Philly duo Writhing Squares first came to my attention via their loose side project/offshoot group Writhing Squares Too which featured in the Richie’s Records Summer Singles Series a few years back. The intervening years have brought a sheen to the duo’s lo-fi rock’n’roll pummel and whacked out echo vocals that featured on that single, but also an expansiveness. Their latest double LP, Chart For The Solution, sees a higher-fi approach that allows for minimal pummel to evolve into a a Kraut-ier motorik drive but still with heavy nods to the overblown sax and guitar of the Stooges and the warped electronics of Suicide (or for those looking for more localised reference points, the group kind of sit somewhere in the nexus of Laughing Gear and Sleeper & Snake). 

An oldie but a goodie! I espoused my admiration for Kryssi Battalene’s guitar work on the latest Mountain Movers LP in my staff picks write up the other week, but this is where my awe at her work began! Featuring Battalene on lead guitar and vocals alongside a cast of the New Haven crew (including Stefan Christensen), I guess you could describe Headroom’s Head In The Clouds as, well, heady.  Spaced out guitars and full band jams that drift through a hazy and largely instrumental landscape. Battalene’s electricity taming at it’s finest!!! Great to have it back in stock.

        

Also on Trouble In Mind (but perhaps with the psych levels toned down slightly), we also secured some more copies of David Nance’s latest LP, Staunch Honey. More understated than his last couple of albums, Staunch Honey weaves itself through so much of the sonic territory of Nance’s back catalogue. It sees him return to a kind of homelier recording setup like earlier albums but the songs here are more defined (and some of the most memorable!). The Crazy Horse-esque shredding of Peace and Slightly Pulverized is tuned down a bit, replaced with a kind of late night basement jam or late arvo porch session that seems to split the difference between Exile-era Stones and Loaded-era VU with some honey sliding Neil Young in the mix too.
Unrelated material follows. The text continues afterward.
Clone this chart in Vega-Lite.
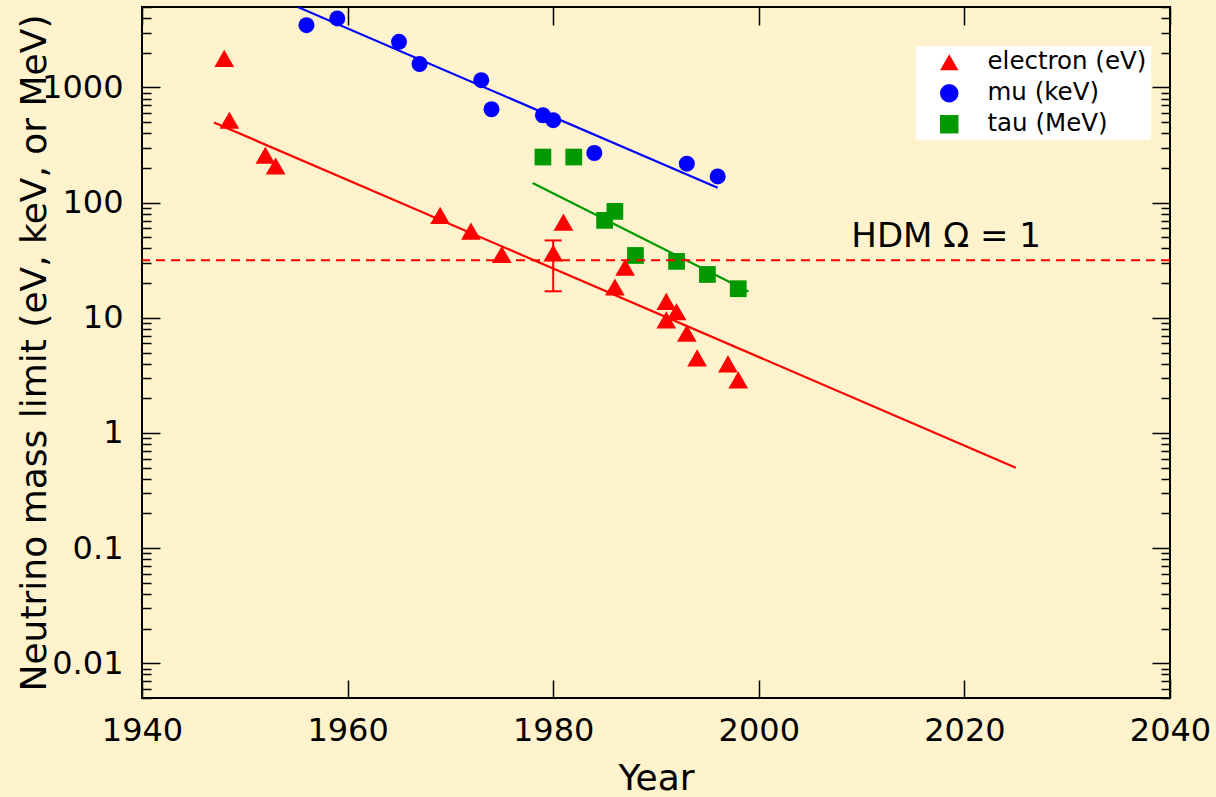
{
  "$schema": "https://vega.github.io/schema/vega-lite/v6.json",
  "width": 1028,
  "height": 691,
  "autosize": {"type": "none"},
  "padding": {"left": 142, "top": 7, "right": 46, "bottom": 99},
  "background": "#FEF3CD",
  "datasets": {
    "points": [
      {"series": "electron (eV)", "year": 1948, "value": 1790},
      {"series": "electron (eV)", "year": 1948.5, "value": 520},
      {"series": "electron (eV)", "year": 1952, "value": 258},
      {"series": "electron (eV)", "year": 1953, "value": 208},
      {"series": "electron (eV)", "year": 1969, "value": 77.6},
      {"series": "electron (eV)", "year": 1972, "value": 56.6},
      {"series": "electron (eV)", "year": 1975, "value": 35.5},
      {"series": "electron (eV)", "year": 1980, "value": 36.5},
      {"series": "electron (eV)", "year": 1981, "value": 67.8},
      {"series": "electron (eV)", "year": 1986, "value": 18.5},
      {"series": "electron (eV)", "year": 1987, "value": 27.5},
      {"series": "electron (eV)", "year": 1991, "value": 13.9},
      {"series": "electron (eV)", "year": 1991, "value": 9.6},
      {"series": "electron (eV)", "year": 1992, "value": 11.3},
      {"series": "electron (eV)", "year": 1993, "value": 7.35},
      {"series": "electron (eV)", "year": 1994, "value": 4.49},
      {"series": "electron (eV)", "year": 1997, "value": 3.98},
      {"series": "electron (eV)", "year": 1998, "value": 2.89},
      {"series": "mu (keV)", "year": 1956, "value": 3480},
      {"series": "mu (keV)", "year": 1959, "value": 3980},
      {"series": "mu (keV)", "year": 1965, "value": 2490},
      {"series": "mu (keV)", "year": 1967, "value": 1600},
      {"series": "mu (keV)", "year": 1973, "value": 1157},
      {"series": "mu (keV)", "year": 1974, "value": 647},
      {"series": "mu (keV)", "year": 1979, "value": 574},
      {"series": "mu (keV)", "year": 1980, "value": 520},
      {"series": "mu (keV)", "year": 1984, "value": 270},
      {"series": "mu (keV)", "year": 1993, "value": 218},
      {"series": "mu (keV)", "year": 1996, "value": 169},
      {"series": "tau (MeV)", "year": 1979, "value": 249},
      {"series": "tau (MeV)", "year": 1982, "value": 249},
      {"series": "tau (MeV)", "year": 1985, "value": 70.2},
      {"series": "tau (MeV)", "year": 1986, "value": 84},
      {"series": "tau (MeV)", "year": 1988, "value": 34.8},
      {"series": "tau (MeV)", "year": 1992, "value": 30.9},
      {"series": "tau (MeV)", "year": 1995, "value": 23.8},
      {"series": "tau (MeV)", "year": 1998, "value": 17.9}
    ],
    "fits": [
      {"series": "electron (eV)", "year": 1947, "value": 497},
      {"series": "electron (eV)", "year": 2025, "value": 0.5},
      {"series": "mu (keV)", "year": 1955.1, "value": 5020},
      {"series": "mu (keV)", "year": 1996, "value": 135},
      {"series": "tau (MeV)", "year": 1978, "value": 148},
      {"series": "tau (MeV)", "year": 1999, "value": 16.9}
    ],
    "errs": [
      {"year": 1980, "lo": 17, "hi": 47}
    ]
  },
  "layer": [
    {
      "data": {"name": "fits"},
      "mark": {"type": "line", "strokeWidth": 2.2, "clip": true},
      "encoding": {
        "x": {
          "field": "year", "type": "quantitative",
          "scale": {"domain": [1940, 2040], "nice": false, "zero": false},
          "axis": {
            "orient": "bottom", "values": [1940, 1960, 1980, 2000, 2020, 2040], "format": "d",
            "tickSize": -18, "labelFontSize": 32, "labelPadding": 35, "labelFlush": false,
            "labelOverlap": false, "labelBound": false,
            "title": "Year", "titleFontSize": 36, "titleFontWeight": "normal",
            "titleBaseline": "alphabetic", "titleY": 91
          }
        },
        "y": {
          "field": "value", "type": "quantitative",
          "scale": {"type": "log", "domain": [0.005, 5000], "nice": false},
          "axis": {
            "orient": "left", "tickCount": 200,
            "values": [0.005, 0.006, 0.007, 0.008, 0.009, 0.01, 0.02, 0.03, 0.04, 0.05, 0.06, 0.07, 0.08, 0.09, 0.1, 0.2, 0.3, 0.4, 0.5, 0.6, 0.7, 0.8, 0.9, 1, 2, 3, 4, 5, 6, 7, 8, 9, 10, 20, 30, 40, 50, 60, 70, 80, 90, 100, 200, 300, 400, 500, 600, 700, 800, 900, 1000, 2000, 3000, 4000, 5000],
            "labelExpr": "abs(log(datum.value)/LN10 - round(log(datum.value)/LN10)) < 0.000001 ? format(datum.value, '~g') : ''",
            "tickSize": {"condition": {"test": "abs(log(datum.value)/LN10 - round(log(datum.value)/LN10)) < 0.000001", "value": -18}, "value": -9},
            "labelFontSize": 32, "labelPadding": 37,
            "labelOverlap": false, "labelBound": false,
            "title": "Neutrino mass limit (eV, keV, or MeV)", "titleFontSize": 36,
            "titleFontWeight": "normal", "titleAngle": -90, "titleBaseline": "alphabetic",
            "titleAlign": "center", "titleX": -97, "titleY": 345.5
          }
        },
        "stroke": {
          "field": "series", "type": "nominal",
          "scale": {"domain": ["tau (MeV)", "mu (keV)", "electron (eV)"], "range": ["#009900", "#0000FF", "#FF0000"]},
          "legend": null
        }
      }
    },
    {
      "data": {"name": "points"},
      "mark": {"type": "point", "filled": true, "opacity": 1},
      "encoding": {
        "x": {
          "field": "year", "type": "quantitative",
          "scale": {"domain": [1940, 2040], "nice": false, "zero": false},
          "axis": {"orient": "top", "values": [1940, 1960, 1980, 2000, 2020, 2040], "labels": false, "tickSize": -18, "title": null}
        },
        "y": {
          "field": "value", "type": "quantitative",
          "scale": {"type": "log", "domain": [0.005, 5000], "nice": false},
          "axis": {
            "orient": "right", "labels": false, "title": null, "tickCount": 200,
            "values": [0.005, 0.006, 0.007, 0.008, 0.009, 0.01, 0.02, 0.03, 0.04, 0.05, 0.06, 0.07, 0.08, 0.09, 0.1, 0.2, 0.3, 0.4, 0.5, 0.6, 0.7, 0.8, 0.9, 1, 2, 3, 4, 5, 6, 7, 8, 9, 10, 20, 30, 40, 50, 60, 70, 80, 90, 100, 200, 300, 400, 500, 600, 700, 800, 900, 1000, 2000, 3000, 4000, 5000],
            "tickSize": {"condition": {"test": "abs(log(datum.value)/LN10 - round(log(datum.value)/LN10)) < 0.000001", "value": -18}, "value": -9}
          }
        },
        "color": {
          "field": "series", "type": "nominal",
          "scale": {"domain": ["electron (eV)", "mu (keV)", "tau (MeV)"], "range": ["#FF0000", "#0000FF", "#009900"]},
          "legend": {
            "title": null, "orient": "none", "legendX": 774, "legendY": 39,
            "fillColor": "white", "padding": 4, "symbolOffset": 17, "labelOffset": 26,
            "labelFontSize": 24.5, "labelFont": "DejaVu Sans", "labelColor": "black",
            "symbolSize": 340, "symbolStrokeWidth": 0, "rowPadding": 6
          }
        },
        "shape": {
          "field": "series", "type": "nominal",
          "scale": {"domain": ["electron (eV)", "mu (keV)", "tau (MeV)"], "range": ["triangle-up", "circle", "square"]},
          "legend": {
            "title": null, "orient": "none", "legendX": 774, "legendY": 39,
            "fillColor": "white", "padding": 4, "symbolOffset": 17, "labelOffset": 26,
            "labelFontSize": 24.5, "labelFont": "DejaVu Sans", "labelColor": "black",
            "symbolSize": 340, "symbolStrokeWidth": 0, "rowPadding": 6
          }
        },
        "size": {
          "field": "series", "type": "nominal",
          "scale": {"type": "ordinal", "domain": ["mu (keV)", "tau (MeV)", "electron (eV)"], "range": [256, 280, 390]},
          "legend": null
        }
      }
    },
    {
      "data": {"name": "errs"},
      "mark": {"type": "rule", "color": "#FF0000", "strokeWidth": 2},
      "encoding": {
        "x": {"field": "year", "type": "quantitative", "scale": {"domain": [1940, 2040], "nice": false, "zero": false}, "axis": null},
        "y": {"field": "lo", "type": "quantitative", "scale": {"type": "log", "domain": [0.005, 5000], "nice": false}, "axis": null},
        "y2": {"field": "hi"}
      }
    },
    {
      "data": {"name": "errs"},
      "mark": {"type": "tick", "orient": "horizontal", "color": "#FF0000", "size": 17, "thickness": 2, "opacity": 1},
      "encoding": {
        "x": {"field": "year", "type": "quantitative", "scale": {"domain": [1940, 2040], "nice": false, "zero": false}, "axis": null},
        "y": {"field": "hi", "type": "quantitative", "scale": {"type": "log", "domain": [0.005, 5000], "nice": false}, "axis": null}
      }
    },
    {
      "data": {"name": "errs"},
      "mark": {"type": "tick", "orient": "horizontal", "color": "#FF0000", "size": 17, "thickness": 2, "opacity": 1},
      "encoding": {
        "x": {"field": "year", "type": "quantitative", "scale": {"domain": [1940, 2040], "nice": false, "zero": false}, "axis": null},
        "y": {"field": "lo", "type": "quantitative", "scale": {"type": "log", "domain": [0.005, 5000], "nice": false}, "axis": null}
      }
    },
    {
      "data": {"values": [{"limit": 31.6}]},
      "mark": {"type": "rule", "color": "#FF0000", "strokeWidth": 2, "strokeDash": [9, 6]},
      "encoding": {
        "y": {"field": "limit", "type": "quantitative", "scale": {"type": "log", "domain": [0.005, 5000], "nice": false}, "axis": null}
      }
    },
    {
      "data": {"values": [{"label": "HDM Ω = 1", "year": 2009, "value": 41}]},
      "mark": {"type": "text", "align": "left", "baseline": "alphabetic", "fontSize": 34, "font": "DejaVu Sans", "color": "black"},
      "encoding": {
        "x": {"field": "year", "type": "quantitative", "scale": {"domain": [1940, 2040], "nice": false, "zero": false}, "axis": null},
        "y": {"field": "value", "type": "quantitative", "scale": {"type": "log", "domain": [0.005, 5000], "nice": false}, "axis": null},
        "text": {"field": "label"}
      }
    }
  ],
  "resolve": {"axis": {"x": "independent", "y": "independent"}},
  "config": {
    "font": "DejaVu Sans",
    "view": {"stroke": "black", "strokeWidth": 2},
    "axis": {
      "grid": false, "domain": false, "tickColor": "black", "tickWidth": 1.5,
      "labelFont": "DejaVu Sans", "titleFont": "DejaVu Sans", "labelColor": "black", "titleColor": "black"
    }
  }
}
Speaking of Neil, his new album with Crazy Horse is due out at the end of this week. I’m writing in the past so haven’t been able to duck into the future and have a solid listen yet. But the latest single as of the time of writing (‘Welcome Back’) seems to unfurl in a manner that isn’t psych per se but shares a lot of similarities to Headroom and Nance while also reminding me of that Neil Young & Crazy Horse Way Down In The Rust Bucket release earlier in the year. Will this be the best new Neil release since Le Noise??

                        

Back on track, also have a whole bunch of other mindbenders. Expansive and borderline orchestral arrangements from Vanishing Twin, records from the US group Garcia Peoples that range from Deadhead tributes to sax lead explorations, the blues psych classic self-titled album from Blind Owl Wilson, and the Americana psych of Howlin’ Rain’s latest The Dharma Wheel.